[MATERIALS PROVIDED]
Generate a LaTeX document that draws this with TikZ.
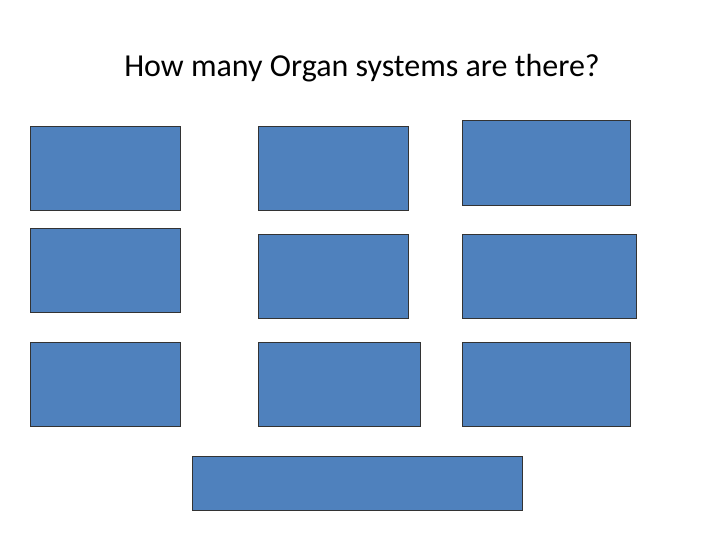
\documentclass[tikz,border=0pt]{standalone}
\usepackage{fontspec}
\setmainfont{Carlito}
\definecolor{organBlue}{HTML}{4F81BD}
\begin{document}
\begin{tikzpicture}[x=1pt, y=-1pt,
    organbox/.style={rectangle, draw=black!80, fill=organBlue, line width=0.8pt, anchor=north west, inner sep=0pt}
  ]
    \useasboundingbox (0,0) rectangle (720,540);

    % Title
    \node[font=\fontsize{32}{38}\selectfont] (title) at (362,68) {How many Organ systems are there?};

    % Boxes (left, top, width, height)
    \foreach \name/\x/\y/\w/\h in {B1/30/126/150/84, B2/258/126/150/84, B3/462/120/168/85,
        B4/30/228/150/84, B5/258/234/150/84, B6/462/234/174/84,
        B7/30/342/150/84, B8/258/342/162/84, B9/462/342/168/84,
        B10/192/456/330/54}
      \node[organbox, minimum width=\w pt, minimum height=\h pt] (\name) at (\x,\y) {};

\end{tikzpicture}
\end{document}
---
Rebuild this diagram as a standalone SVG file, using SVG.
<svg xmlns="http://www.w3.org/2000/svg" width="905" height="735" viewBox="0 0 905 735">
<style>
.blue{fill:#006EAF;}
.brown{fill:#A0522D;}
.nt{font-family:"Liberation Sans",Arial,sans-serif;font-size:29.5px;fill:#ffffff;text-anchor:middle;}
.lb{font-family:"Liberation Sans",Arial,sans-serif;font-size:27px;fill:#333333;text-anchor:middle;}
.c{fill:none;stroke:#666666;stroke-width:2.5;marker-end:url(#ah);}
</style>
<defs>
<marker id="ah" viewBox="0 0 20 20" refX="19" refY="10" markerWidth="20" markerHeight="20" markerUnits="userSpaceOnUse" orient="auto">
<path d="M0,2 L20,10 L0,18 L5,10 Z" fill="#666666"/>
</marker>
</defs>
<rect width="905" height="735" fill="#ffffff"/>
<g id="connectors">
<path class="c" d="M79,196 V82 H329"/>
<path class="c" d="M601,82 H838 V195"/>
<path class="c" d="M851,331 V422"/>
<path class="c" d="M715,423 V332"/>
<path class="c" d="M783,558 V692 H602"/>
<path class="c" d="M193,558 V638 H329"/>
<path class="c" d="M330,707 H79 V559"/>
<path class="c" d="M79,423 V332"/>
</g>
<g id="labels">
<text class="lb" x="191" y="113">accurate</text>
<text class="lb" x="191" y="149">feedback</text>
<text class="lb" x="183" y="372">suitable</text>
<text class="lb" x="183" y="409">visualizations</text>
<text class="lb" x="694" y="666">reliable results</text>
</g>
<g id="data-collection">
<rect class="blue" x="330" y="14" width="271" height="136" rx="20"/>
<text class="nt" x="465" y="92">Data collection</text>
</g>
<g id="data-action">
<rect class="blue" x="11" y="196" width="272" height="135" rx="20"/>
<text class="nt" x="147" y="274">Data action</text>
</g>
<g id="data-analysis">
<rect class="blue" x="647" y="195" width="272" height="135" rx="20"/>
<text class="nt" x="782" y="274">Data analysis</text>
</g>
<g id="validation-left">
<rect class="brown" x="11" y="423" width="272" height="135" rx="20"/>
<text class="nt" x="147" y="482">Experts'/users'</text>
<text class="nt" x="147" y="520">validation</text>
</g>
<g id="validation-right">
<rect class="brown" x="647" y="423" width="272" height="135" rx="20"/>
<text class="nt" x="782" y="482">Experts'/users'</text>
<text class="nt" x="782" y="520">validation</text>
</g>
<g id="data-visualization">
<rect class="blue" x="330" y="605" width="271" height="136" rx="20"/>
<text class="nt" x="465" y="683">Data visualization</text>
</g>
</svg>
--
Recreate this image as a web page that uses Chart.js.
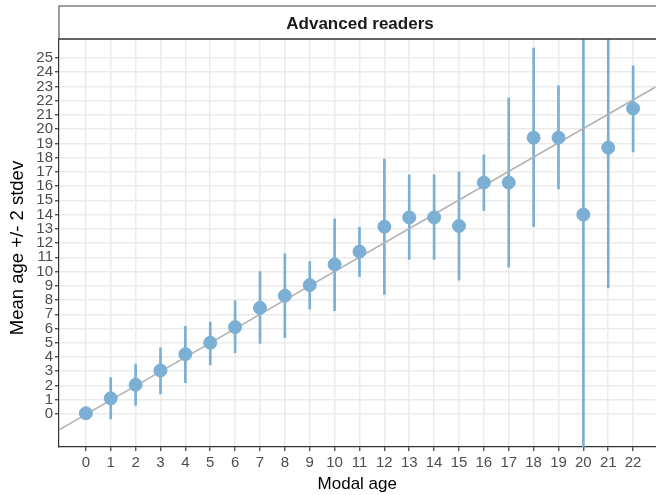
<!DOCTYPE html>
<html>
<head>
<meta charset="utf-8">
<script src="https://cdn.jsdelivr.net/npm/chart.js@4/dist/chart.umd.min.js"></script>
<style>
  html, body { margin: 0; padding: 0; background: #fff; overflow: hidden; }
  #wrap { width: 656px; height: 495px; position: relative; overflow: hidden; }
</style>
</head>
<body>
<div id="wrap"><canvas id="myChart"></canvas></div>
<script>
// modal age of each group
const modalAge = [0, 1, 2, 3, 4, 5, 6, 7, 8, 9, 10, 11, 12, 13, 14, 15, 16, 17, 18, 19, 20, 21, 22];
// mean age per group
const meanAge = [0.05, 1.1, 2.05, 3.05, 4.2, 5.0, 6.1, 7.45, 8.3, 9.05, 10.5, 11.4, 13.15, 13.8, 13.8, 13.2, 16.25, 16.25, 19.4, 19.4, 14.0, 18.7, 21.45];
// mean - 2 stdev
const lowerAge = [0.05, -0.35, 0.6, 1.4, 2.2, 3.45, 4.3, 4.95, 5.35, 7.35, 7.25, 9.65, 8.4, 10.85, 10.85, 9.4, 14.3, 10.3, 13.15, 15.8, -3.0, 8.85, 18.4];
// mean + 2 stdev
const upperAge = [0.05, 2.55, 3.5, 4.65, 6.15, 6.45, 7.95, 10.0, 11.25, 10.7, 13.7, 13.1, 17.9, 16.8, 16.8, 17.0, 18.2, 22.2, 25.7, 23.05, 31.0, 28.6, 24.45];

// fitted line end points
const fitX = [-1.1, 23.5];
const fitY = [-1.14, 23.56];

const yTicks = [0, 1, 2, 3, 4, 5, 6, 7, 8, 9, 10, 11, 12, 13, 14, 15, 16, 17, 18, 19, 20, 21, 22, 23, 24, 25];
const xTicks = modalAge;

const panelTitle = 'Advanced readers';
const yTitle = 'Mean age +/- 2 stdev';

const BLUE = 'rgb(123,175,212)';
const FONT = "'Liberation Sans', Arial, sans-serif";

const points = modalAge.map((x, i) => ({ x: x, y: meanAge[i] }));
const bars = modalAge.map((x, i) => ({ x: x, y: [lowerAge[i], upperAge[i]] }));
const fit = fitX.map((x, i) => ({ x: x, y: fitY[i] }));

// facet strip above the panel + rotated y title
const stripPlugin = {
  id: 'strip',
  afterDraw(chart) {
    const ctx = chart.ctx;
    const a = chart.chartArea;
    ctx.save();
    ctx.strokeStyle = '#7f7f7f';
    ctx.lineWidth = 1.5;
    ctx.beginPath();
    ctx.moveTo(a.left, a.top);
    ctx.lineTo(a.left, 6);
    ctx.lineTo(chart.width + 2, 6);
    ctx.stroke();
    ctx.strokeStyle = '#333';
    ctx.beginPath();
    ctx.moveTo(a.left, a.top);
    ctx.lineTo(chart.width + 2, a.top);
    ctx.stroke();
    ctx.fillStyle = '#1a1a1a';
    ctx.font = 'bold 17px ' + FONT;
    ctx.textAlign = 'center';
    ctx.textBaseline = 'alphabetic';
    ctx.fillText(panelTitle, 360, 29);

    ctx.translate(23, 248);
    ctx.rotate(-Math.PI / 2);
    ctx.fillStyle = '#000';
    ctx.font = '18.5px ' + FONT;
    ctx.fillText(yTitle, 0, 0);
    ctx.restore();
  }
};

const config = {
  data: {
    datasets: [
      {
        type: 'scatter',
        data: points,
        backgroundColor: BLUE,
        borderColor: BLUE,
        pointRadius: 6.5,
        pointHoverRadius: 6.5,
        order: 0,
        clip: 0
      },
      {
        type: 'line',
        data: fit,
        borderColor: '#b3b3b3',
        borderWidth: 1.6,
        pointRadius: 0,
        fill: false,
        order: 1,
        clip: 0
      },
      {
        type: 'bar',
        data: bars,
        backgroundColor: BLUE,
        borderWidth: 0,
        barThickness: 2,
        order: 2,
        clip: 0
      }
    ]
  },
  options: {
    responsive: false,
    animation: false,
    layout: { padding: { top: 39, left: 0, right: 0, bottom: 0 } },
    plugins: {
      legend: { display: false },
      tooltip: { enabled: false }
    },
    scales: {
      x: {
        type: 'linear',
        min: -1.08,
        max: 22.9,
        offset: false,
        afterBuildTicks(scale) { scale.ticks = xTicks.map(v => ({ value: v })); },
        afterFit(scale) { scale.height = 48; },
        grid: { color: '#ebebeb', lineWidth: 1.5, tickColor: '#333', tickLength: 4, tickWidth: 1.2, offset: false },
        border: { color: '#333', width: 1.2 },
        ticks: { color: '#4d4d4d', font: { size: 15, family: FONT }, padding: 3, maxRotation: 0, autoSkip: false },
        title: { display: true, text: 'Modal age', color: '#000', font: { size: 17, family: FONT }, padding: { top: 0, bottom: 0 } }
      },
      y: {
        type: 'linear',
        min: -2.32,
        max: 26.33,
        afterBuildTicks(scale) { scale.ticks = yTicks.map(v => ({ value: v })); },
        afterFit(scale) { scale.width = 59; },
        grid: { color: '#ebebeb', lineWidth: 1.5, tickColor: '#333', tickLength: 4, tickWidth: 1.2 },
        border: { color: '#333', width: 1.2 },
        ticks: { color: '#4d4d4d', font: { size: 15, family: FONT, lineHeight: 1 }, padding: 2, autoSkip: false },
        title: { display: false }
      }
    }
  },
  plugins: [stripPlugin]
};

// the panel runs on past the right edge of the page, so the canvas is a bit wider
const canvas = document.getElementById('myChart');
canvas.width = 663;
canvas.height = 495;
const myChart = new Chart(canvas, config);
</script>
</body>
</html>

[EXERCISE TASK] Pictures stay out: repeat exactly only the lines from the one with "Generate a LaTeX" through the one with "(title) at (362,68)".

[OUTPUT FOR THIS TASK]
Generate a LaTeX document that draws this with TikZ.
\documentclass[tikz,border=0pt]{standalone}
\usepackage{fontspec}
\setmainfont{Carlito}
\definecolor{organBlue}{HTML}{4F81BD}
\begin{document}
\begin{tikzpicture}[x=1pt, y=-1pt,
    organbox/.style={rectangle, draw=black!80, fill=organBlue, line width=0.8pt, anchor=north west, inner sep=0pt}
  ]
    \useasboundingbox (0,0) rectangle (720,540);

    % Title
    \node[font=\fontsize{32}{38}\selectfont] (title) at (362,68) {How many Organ systems are there?};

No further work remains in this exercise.